## Written instruction
Print the listing below from its opening line through the line holding "import pandas as pd", both ends included.

## Data segment

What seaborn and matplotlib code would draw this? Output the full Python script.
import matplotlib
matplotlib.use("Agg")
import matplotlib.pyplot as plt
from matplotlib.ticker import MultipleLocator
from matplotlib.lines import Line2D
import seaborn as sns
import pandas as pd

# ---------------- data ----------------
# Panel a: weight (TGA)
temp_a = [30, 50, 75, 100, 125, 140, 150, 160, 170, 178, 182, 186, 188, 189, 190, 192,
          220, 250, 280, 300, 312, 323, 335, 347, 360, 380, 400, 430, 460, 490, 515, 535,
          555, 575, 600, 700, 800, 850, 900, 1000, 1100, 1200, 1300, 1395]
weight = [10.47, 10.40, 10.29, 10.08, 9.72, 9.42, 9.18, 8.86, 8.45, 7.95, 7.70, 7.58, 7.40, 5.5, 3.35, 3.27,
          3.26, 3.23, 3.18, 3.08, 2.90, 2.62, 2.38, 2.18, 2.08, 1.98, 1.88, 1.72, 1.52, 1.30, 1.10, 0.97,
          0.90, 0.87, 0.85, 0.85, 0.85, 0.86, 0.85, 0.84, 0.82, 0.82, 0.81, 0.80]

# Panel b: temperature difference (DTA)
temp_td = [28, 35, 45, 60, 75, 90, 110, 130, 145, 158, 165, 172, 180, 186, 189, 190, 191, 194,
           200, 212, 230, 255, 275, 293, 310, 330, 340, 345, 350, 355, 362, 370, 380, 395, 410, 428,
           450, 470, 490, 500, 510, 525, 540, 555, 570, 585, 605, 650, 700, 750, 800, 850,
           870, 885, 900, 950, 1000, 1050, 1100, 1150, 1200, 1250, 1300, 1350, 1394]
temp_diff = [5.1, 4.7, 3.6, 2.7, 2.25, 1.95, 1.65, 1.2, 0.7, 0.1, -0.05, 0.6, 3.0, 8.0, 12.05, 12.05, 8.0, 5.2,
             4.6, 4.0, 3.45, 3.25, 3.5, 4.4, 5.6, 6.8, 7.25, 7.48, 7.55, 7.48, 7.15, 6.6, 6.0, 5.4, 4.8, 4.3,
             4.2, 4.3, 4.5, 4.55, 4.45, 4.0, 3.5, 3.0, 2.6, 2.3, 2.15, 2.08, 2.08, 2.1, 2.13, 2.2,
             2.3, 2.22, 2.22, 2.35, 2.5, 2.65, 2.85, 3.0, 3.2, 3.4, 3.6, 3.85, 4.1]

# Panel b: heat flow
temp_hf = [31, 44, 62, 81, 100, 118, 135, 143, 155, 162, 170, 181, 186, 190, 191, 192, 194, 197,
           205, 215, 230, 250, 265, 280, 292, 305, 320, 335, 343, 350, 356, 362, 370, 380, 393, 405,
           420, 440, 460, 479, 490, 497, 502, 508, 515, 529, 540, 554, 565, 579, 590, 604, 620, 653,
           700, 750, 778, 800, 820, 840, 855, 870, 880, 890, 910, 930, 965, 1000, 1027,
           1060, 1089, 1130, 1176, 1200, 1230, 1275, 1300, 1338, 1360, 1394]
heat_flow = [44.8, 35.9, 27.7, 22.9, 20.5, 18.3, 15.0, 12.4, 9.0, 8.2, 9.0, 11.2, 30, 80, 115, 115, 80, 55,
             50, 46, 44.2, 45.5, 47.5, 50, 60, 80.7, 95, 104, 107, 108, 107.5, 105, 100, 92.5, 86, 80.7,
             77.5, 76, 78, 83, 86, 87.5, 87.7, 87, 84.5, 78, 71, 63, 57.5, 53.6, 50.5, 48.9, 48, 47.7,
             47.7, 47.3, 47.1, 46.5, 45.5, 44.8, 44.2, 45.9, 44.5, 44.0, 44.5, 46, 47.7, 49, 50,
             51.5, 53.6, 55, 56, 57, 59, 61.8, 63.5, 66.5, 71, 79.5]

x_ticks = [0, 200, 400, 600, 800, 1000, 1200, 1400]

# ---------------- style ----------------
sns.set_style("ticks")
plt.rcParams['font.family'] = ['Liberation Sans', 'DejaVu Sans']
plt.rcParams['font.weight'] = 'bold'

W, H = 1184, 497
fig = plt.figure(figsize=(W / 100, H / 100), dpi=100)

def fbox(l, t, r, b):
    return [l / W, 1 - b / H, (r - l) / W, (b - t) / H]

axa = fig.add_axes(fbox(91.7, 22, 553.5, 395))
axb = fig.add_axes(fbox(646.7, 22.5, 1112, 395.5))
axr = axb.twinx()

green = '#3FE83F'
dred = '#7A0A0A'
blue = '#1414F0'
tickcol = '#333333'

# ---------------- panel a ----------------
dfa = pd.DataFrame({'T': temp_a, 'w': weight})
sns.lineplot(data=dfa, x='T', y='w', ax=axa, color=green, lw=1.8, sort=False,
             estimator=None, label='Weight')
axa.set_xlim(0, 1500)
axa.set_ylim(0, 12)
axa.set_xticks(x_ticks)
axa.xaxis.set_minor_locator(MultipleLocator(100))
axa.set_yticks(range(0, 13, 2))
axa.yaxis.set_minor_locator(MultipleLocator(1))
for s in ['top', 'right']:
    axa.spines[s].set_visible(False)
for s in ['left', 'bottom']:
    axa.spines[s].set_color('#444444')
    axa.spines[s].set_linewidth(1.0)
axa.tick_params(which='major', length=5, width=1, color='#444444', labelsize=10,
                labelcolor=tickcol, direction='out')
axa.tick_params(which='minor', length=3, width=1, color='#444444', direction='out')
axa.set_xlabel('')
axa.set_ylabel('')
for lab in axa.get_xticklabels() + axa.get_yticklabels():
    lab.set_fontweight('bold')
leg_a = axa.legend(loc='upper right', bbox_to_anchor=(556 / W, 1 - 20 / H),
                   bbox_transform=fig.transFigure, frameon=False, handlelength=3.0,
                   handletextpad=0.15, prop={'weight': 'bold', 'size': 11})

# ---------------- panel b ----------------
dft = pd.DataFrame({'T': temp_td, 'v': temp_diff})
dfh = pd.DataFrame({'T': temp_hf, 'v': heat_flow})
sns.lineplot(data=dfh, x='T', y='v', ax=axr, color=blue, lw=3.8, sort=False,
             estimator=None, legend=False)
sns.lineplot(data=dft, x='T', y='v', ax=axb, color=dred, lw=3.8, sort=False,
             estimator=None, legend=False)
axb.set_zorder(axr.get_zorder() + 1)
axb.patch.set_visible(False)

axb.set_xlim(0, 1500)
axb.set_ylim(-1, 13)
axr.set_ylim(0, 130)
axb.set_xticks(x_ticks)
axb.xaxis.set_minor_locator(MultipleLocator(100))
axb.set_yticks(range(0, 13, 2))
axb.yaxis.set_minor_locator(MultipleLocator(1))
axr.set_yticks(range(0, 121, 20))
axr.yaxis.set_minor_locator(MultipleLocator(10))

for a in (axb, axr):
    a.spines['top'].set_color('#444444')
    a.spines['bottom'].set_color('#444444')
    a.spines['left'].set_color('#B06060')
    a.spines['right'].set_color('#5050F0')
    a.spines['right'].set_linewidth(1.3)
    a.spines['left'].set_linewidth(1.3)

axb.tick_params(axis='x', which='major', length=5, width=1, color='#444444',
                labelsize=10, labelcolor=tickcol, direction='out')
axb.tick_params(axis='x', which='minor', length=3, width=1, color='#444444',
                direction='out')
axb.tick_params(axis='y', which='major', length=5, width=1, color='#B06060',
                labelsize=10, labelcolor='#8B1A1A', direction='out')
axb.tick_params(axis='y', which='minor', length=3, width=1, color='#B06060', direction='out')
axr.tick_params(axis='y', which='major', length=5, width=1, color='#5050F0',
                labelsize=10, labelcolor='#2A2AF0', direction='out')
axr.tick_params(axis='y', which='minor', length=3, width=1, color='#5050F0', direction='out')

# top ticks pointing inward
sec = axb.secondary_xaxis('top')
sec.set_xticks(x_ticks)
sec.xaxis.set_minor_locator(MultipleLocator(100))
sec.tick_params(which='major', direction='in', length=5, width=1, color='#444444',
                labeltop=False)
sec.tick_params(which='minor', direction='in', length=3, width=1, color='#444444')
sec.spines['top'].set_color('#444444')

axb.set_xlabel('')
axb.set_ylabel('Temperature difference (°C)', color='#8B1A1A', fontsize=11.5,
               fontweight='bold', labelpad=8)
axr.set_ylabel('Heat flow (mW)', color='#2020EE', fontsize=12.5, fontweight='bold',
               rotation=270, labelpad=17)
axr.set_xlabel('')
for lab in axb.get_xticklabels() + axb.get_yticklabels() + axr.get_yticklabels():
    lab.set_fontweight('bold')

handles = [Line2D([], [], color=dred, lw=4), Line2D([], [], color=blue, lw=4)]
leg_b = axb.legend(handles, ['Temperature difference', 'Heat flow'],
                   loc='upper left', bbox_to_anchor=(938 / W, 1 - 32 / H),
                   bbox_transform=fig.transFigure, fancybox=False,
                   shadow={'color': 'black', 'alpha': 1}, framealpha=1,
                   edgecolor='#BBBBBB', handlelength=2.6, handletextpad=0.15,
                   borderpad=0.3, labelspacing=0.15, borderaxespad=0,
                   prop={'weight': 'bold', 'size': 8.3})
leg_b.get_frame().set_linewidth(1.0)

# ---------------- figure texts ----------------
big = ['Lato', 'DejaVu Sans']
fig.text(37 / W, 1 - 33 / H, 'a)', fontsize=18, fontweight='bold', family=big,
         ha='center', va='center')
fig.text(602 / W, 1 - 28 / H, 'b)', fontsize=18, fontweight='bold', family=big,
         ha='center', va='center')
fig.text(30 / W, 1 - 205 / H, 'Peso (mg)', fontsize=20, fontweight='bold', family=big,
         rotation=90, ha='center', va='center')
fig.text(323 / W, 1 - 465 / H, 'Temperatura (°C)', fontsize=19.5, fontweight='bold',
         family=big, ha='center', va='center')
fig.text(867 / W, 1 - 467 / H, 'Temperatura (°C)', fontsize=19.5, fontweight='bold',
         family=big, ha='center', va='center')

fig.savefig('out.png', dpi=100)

## The reply
What seaborn and matplotlib code would draw this? Output the full Python script.
import matplotlib
matplotlib.use("Agg")
import matplotlib.pyplot as plt
from matplotlib.ticker import MultipleLocator
from matplotlib.lines import Line2D
import seaborn as sns
import pandas as pd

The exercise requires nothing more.